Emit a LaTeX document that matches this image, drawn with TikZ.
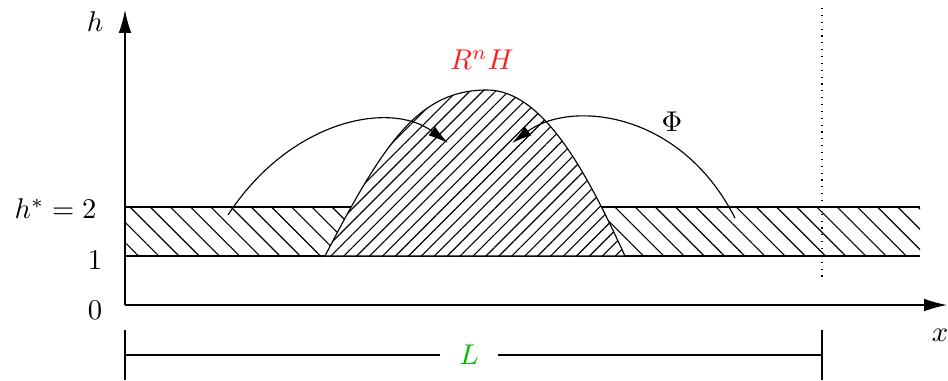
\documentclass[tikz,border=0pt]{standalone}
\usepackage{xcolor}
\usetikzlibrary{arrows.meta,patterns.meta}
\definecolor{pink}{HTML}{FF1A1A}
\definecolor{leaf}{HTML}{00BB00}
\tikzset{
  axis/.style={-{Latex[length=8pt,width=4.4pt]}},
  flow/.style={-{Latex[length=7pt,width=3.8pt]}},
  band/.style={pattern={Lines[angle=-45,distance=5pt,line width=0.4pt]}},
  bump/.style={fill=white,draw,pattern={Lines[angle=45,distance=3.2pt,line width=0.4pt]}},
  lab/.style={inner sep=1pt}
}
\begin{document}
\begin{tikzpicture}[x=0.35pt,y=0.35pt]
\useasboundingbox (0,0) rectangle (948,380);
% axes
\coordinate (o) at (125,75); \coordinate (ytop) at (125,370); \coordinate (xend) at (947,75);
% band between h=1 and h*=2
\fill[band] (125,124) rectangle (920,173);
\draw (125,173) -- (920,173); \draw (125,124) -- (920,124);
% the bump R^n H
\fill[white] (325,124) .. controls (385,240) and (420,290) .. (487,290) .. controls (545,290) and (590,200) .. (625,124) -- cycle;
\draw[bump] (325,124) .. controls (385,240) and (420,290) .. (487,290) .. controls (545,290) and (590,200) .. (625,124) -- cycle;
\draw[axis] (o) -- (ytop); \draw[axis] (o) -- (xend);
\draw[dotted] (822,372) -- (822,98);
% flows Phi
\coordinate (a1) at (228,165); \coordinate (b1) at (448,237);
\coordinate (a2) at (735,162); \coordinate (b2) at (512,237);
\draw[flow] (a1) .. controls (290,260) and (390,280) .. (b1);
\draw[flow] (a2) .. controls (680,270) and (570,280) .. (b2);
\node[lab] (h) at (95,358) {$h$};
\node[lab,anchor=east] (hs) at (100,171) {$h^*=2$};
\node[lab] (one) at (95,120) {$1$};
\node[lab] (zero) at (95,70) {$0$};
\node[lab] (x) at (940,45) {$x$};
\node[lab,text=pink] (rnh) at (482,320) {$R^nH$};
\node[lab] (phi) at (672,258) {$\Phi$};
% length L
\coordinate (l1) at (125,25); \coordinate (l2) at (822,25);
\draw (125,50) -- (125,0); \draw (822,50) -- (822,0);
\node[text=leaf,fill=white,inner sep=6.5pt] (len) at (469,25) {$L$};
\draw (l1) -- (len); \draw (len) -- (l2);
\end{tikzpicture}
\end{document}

════════════════════

YOUR TASK: The listing above must be printed again exactly, minus its pictures.

EXERCISE RESULT:
Emit a LaTeX document that matches this image, drawn with TikZ.
\documentclass[tikz,border=0pt]{standalone}
\usepackage{xcolor}
\usetikzlibrary{arrows.meta,patterns.meta}
\definecolor{pink}{HTML}{FF1A1A}
\definecolor{leaf}{HTML}{00BB00}
\tikzset{
  axis/.style={-{Latex[length=8pt,width=4.4pt]}},
  flow/.style={-{Latex[length=7pt,width=3.8pt]}},
  band/.style={pattern={Lines[angle=-45,distance=5pt,line width=0.4pt]}},
  bump/.style={fill=white,draw,pattern={Lines[angle=45,distance=3.2pt,line width=0.4pt]}},
  lab/.style={inner sep=1pt}
}
\begin{document}
\begin{tikzpicture}[x=0.35pt,y=0.35pt]
\useasboundingbox (0,0) rectangle (948,380);
% axes
\coordinate (o) at (125,75); \coordinate (ytop) at (125,370); \coordinate (xend) at (947,75);
% band between h=1 and h*=2
\fill[band] (125,124) rectangle (920,173);
\draw (125,173) -- (920,173); \draw (125,124) -- (920,124);
% the bump R^n H
\fill[white] (325,124) .. controls (385,240) and (420,290) .. (487,290) .. controls (545,290) and (590,200) .. (625,124) -- cycle;
\draw[bump] (325,124) .. controls (385,240) and (420,290) .. (487,290) .. controls (545,290) and (590,200) .. (625,124) -- cycle;
\draw[axis] (o) -- (ytop); \draw[axis] (o) -- (xend);
\draw[dotted] (822,372) -- (822,98);
% flows Phi
\coordinate (a1) at (228,165); \coordinate (b1) at (448,237);
\coordinate (a2) at (735,162); \coordinate (b2) at (512,237);
\draw[flow] (a1) .. controls (290,260) and (390,280) .. (b1);
\draw[flow] (a2) .. controls (680,270) and (570,280) .. (b2);
\node[lab] (h) at (95,358) {$h$};
\node[lab,anchor=east] (hs) at (100,171) {$h^*=2$};
\node[lab] (one) at (95,120) {$1$};
\node[lab] (zero) at (95,70) {$0$};
\node[lab] (x) at (940,45) {$x$};
\node[lab,text=pink] (rnh) at (482,320) {$R^nH$};
\node[lab] (phi) at (672,258) {$\Phi$};
% length L
\coordinate (l1) at (125,25); \coordinate (l2) at (822,25);
\draw (125,50) -- (125,0); \draw (822,50) -- (822,0);
\node[text=leaf,fill=white,inner sep=6.5pt] (len) at (469,25) {$L$};
\draw (l1) -- (len); \draw (len) -- (l2);
\end{tikzpicture}
\end{document}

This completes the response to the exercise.